ERI Submits Brief to Inter-American Court to Support Mexican Environmentalists

In 1998, the Mexican environmentalists Rodolfo Montiel and Teodoro Cabrera founded the Organization of Farmer Ecologists of the Sierra of Petatlán and Coyuca of Catalán (OCESP), an organization that fought against devastating logging by Boise Cascade and other corporations in the state of Guerrero.  In 1999, Montiel and Cabrera were detained by the Mexican army, tortured, and convicted on false charges based on coerced confessions; they were ultimately released in 2001.

On September 10, EarthRights International (ERI) submitted an amicus brief to the Inter-American Court of Human Rights in San Jose, Costa Rica, in support of Montiel and Cabrera's case against Mexico.  ERI's brief argues that abuses against environmentalists are common where multinational corporations are engaged in natural resource extraction, and that the Mexican state should take measures to insure that abuses do not occur in similar situations in the future.

Additionally, ERI's brief argues that Montiel and Cabrera's advocacy around timber extraction in their communities was an exercise of their right to participation in government under the American Convention on Human Rights, and that the American Convention also protects the right to participation in decisions regarding resource development.  Another organization, the Environmental Defender Law Center, also submitted an amicus brief focused on the rights of environmental defenders and abuses against environmentalists.

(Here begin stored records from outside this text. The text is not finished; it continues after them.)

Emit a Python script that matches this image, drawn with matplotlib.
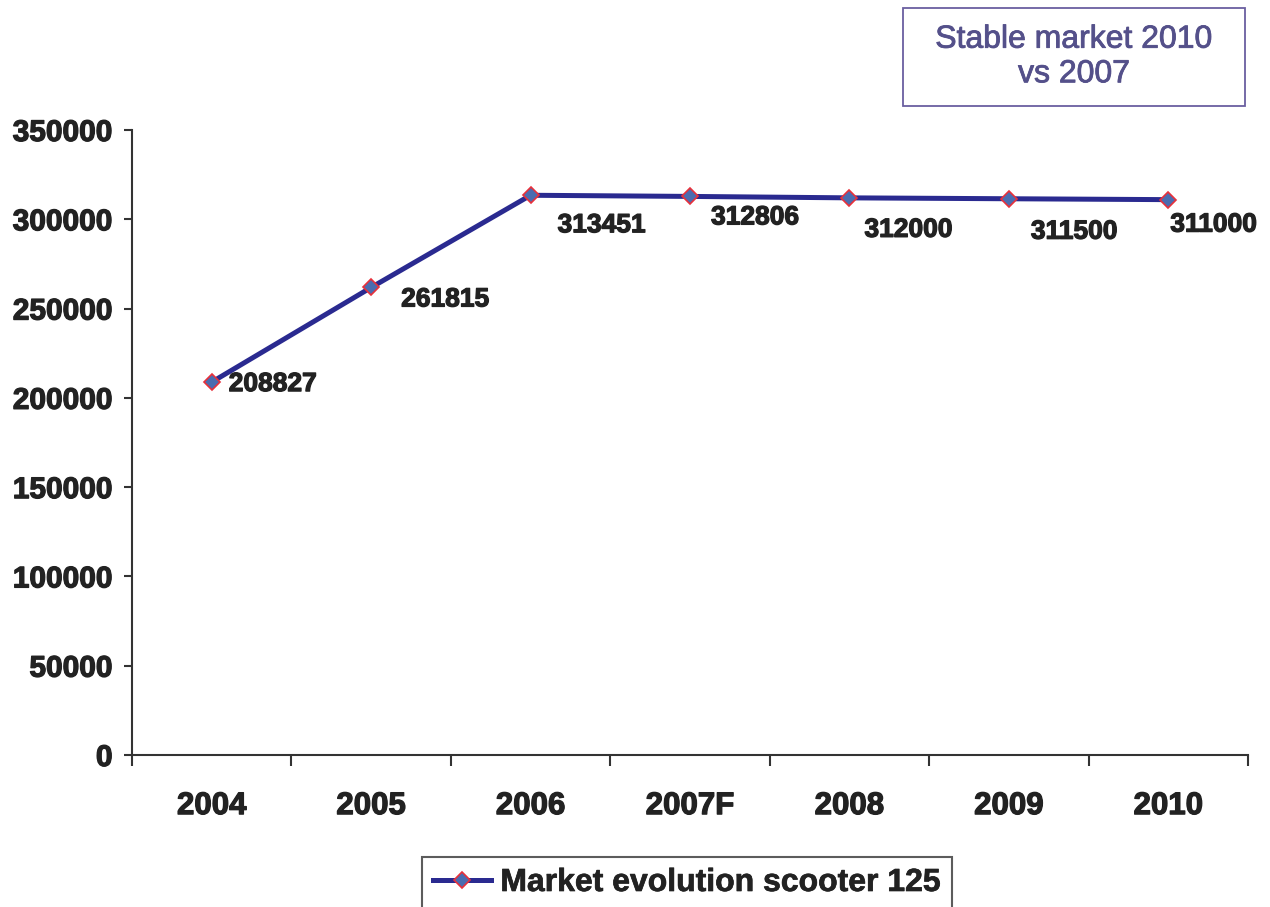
import matplotlib
matplotlib.use("Agg")
import matplotlib.pyplot as plt
import matplotlib.patheffects as pe
from matplotlib.patches import Rectangle
from matplotlib.ticker import FixedLocator, NullFormatter

years = ["2004", "2005", "2006", "2007F", "2008", "2009", "2010"]
units = [208827, 261815, 313451, 312806, 312000, 311500, 311000]
y_ticks = [0, 50000, 100000, 150000, 200000, 250000, 300000, 350000]
series_name = "Market evolution scooter 125"
note_text = "Stable market 2010\nvs 2007"

plt.rcParams["font.family"] = ["Liberation Sans", "DejaVu Sans"]

ink = "#222222"
heavy = [pe.withStroke(linewidth=0.9, foreground=ink)]

fig = plt.figure(figsize=(12.7, 9.07), dpi=100)
ax = fig.add_axes([132 / 1270, 1 - 755 / 907, (1248 - 132) / 1270, (755 - 130) / 907])

x = list(range(len(years)))
line, = ax.plot(x, units, color="#2a2a90", lw=3.6, marker="D", markersize=8,
                markerfacecolor="#4a6cb0", markeredgecolor="#e8303a",
                markeredgewidth=1.2, label=series_name, zorder=3)

# per-point label placement (pixels from the marker)
label_offsets = [(17, -2), (30, -12), (27, -30), (21, -21), (15, -32), (22, -33), (2, -25)]
for xi, v, off in zip(x, units, label_offsets):
    ax.annotate(str(v), (xi, v), xytext=off, textcoords="offset pixels",
                ha="left", va="center", fontsize=19, fontweight="bold",
                color=ink, path_effects=heavy)

ax.set_xlim(-0.5, len(years) - 0.5)
ax.set_ylim(0, 350000)
ax.set_yticks(y_ticks)
ax.set_yticklabels([str(t) for t in y_ticks])

ax.set_xticks(x)
ax.set_xticklabels(years)
ax.xaxis.set_minor_locator(FixedLocator([i - 0.5 for i in range(len(years) + 1)]))
ax.xaxis.set_minor_formatter(NullFormatter())
ax.tick_params(axis="x", which="major", length=0, pad=26, labelsize=22.5)
ax.tick_params(axis="x", which="minor", length=8, width=1.5, color="#333333",
               direction="out")
ax.tick_params(axis="y", length=6, width=1.5, color="#333333", pad=8,
               labelsize=21.5, direction="out")
for lbl in ax.get_xticklabels() + ax.get_yticklabels():
    lbl.set_fontweight("bold")
    lbl.set_color(ink)
    lbl.set_path_effects(heavy)

for side in ("top", "right"):
    ax.spines[side].set_visible(False)
for side in ("left", "bottom"):
    ax.spines[side].set_color("#333333")
    ax.spines[side].set_linewidth(1.5)

# note box in the upper right corner
fig.patches.append(Rectangle((903 / 1270, 1 - 106 / 907), (1245 - 903) / 1270,
                             (106 - 8) / 907, transform=fig.transFigure,
                             facecolor="white", edgecolor="#6a5fa0", lw=1.3))
fig.text((903 + 1245) / 2 / 1270, 1 - 57 / 907, note_text, ha="center",
         va="center", fontsize=23, color="#54508a", linespacing=1.2,
         path_effects=[pe.withStroke(linewidth=0.6, foreground="#54508a")])

leg = fig.legend(handles=[line], loc="lower center",
                 bbox_to_anchor=(687 / 1270, -0.02),
                 prop={"weight": "bold", "size": 23}, frameon=True,
                 fancybox=False, handlelength=1.8, handletextpad=0.3,
                 borderpad=0.35)
leg.get_frame().set_edgecolor("#333333")
leg.get_frame().set_linewidth(1.5)
for t in leg.get_texts():
    t.set_color(ink)
    t.set_path_effects([pe.withStroke(linewidth=0.5, foreground=ink)])

fig.savefig("out.png", dpi=100)
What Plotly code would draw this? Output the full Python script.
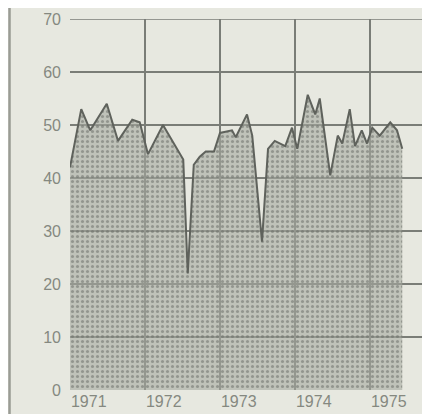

ERI previously helped to submit an amicus brief in the same case when it was heard before the Inter-American Commission on Human Rights, the first step before a case can proceed to the Inter-American Court.  In 2002, ERI assisted the Center for Human Rights and Environment and the Center for International Environmental Law in submitting an amicus brief that argued that environmental defenders should be given the same legal protections as human rights defenders under international law.